Di dalam buku ini, Sartre menjelaskan bahwa seseorang menjadi pengecut ini bukan karena jantung atau paru-parunya mengandung bahan 'pengecut', tapi si individu itu memilih dan memutuskan melalui cara berpikirnya dan tindakannya untuk menjadi pengecut. Dan ia harus bertanggung-jawab atas kepengecutannya itu.

Akan tetapi, perlu diingat juga bahwa keadaan ini bisa berubah. Bisa saja si pengecut ini berubah menjadi sosok yang heroik di masa yang akan datang. Hal yang sama juga berlaku bagi individu yang heroik.

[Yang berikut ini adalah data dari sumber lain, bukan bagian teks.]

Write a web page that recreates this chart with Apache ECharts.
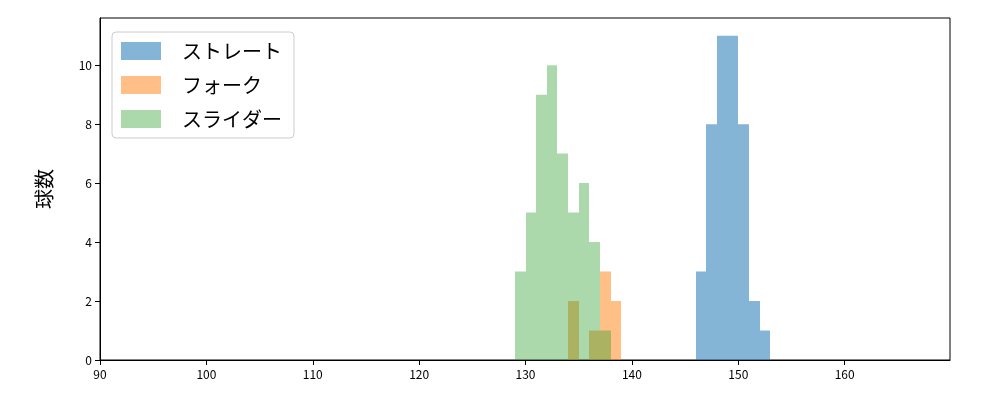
<!DOCTYPE html>
<html>
<head>
<meta charset="utf-8">
<script src="https://cdn.jsdelivr.net/npm/echarts@6/dist/echarts.min.js"></script>
<style>html,body{margin:0;padding:0;background:#fff}#main{width:1000px;height:400px}</style>
</head>
<body>
<div id="main"></div>
<script>
// 各球種のビン（開始, 終了, 球数）
var straightBins = [[146,147,3],[147,148,8],[148,149,11],[149,150,11],[150,151,8],[151,152,2],[152,153,1]];
var forkBins = [[134,135,2],[136,137,1],[137,138,3],[138,139,2]];
var sliderBins = [[129,130,3],[130,131,5],[131,132,9],[132,133,10],[133,134,7],[134,135,5],[135,136,6],[136,137,4],[137,138,1]];
var seriesNames = ['ストレート','フォーク','スライダー'];
var colors = ['rgba(31,119,180,0.55)','rgba(255,127,14,0.5)','rgba(44,160,44,0.4)'];
var font = '"Noto Sans CJK JP", "DejaVu Sans", sans-serif';

function renderBin(params, api){
    var p0 = api.coord([api.value(0), api.value(2)]);
    var p1 = api.coord([api.value(1), 0]);
    return {type:'rect', shape:{x:Math.round(p0[0]), y:p0[1], width:Math.round(p1[0])-Math.round(p0[0]), height:p1[1]-p0[1]},
        style:{fill:api.visual('color')}};
}

var allBins = [straightBins, forkBins, sliderBins];
var seriesArr = [];
for (var i=0;i<allBins.length;i++){
    seriesArr.push({
        name:seriesNames[i],
        type:'custom',
        renderItem:renderBin,
        itemStyle:{color:colors[i]},
        encode:{x:[0,1], y:2},
        data:allBins[i]
    });
}

var myChart = echarts.init(document.getElementById('main'));
var option = {
    animation:false,
    grid:{left:100, right:50, top:18, bottom:40},
    legend:{
        orient:'vertical', left:112, top:32,
        icon:'rect',
        itemWidth:40, itemHeight:18, itemGap:14,
        padding:[9,12,9,9],
        borderColor:'#ccc', borderWidth:1, borderRadius:4,
        textStyle:{fontFamily:font, fontSize:20, color:'#000', padding:[0,0,0,16]},
        data:seriesNames.map(function(n,i){return {name:n, itemStyle:{color:colors[i]}};})
    },
    xAxis:{
        type:'value', min:90, max:169.9, interval:10,
        axisLine:{lineStyle:{color:'#000'}},
        axisTick:{length:5, lineStyle:{color:'#000'}},
        axisLabel:{color:'#000', fontFamily:font, fontSize:12, showMaxLabel:false},
        splitLine:{show:false}
    },
    yAxis:{
        type:'value', min:0, max:11.6, interval:2,
        name:'球数', nameLocation:'middle', nameGap:46,
        nameTextStyle:{fontFamily:font, fontSize:20, color:'#000'},
        axisLine:{show:true, lineStyle:{color:'#000'}},
        axisTick:{show:true, length:5, lineStyle:{color:'#000'}},
        axisLabel:{color:'#000', fontFamily:font, fontSize:12, showMaxLabel:false},
        splitLine:{show:false}
    },
    series:seriesArr
};
myChart.setOption(option);
// 枠線（上・右）
myChart.setOption({graphic:[{type:'rect', shape:{x:100,y:18,width:850,height:342}, style:{fill:'none', stroke:'#000', lineWidth:1}, silent:true}]});
</script>
</body>
</html>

Pemikiran eksistensialis ini juga dianggap humanis karena si individu yang bertanggung-jawab atas dirinya sendiri ini berkaitan dengan kehidupan individu lainnya. Keputusan maupun tindakan yang diambil idealnya memberikan dampak (baik/tidak baik) bagi kehidupan. 

Hal ini bisa dijawab dengan mengajukan pertanyaan kepada diri sendiri misalnya "Bagaimana apabila semua orang melakukan seperti yang saya lakukan?" Pilihan atas tindakan kita tidak hanya ada berdampak pada realitas diri sendiri. Kalau Sartre menggunakan istilah 'transendental', yang mana transendental dalam konteks ini adalah keadaan yang berada di luar si individu (umat manusia).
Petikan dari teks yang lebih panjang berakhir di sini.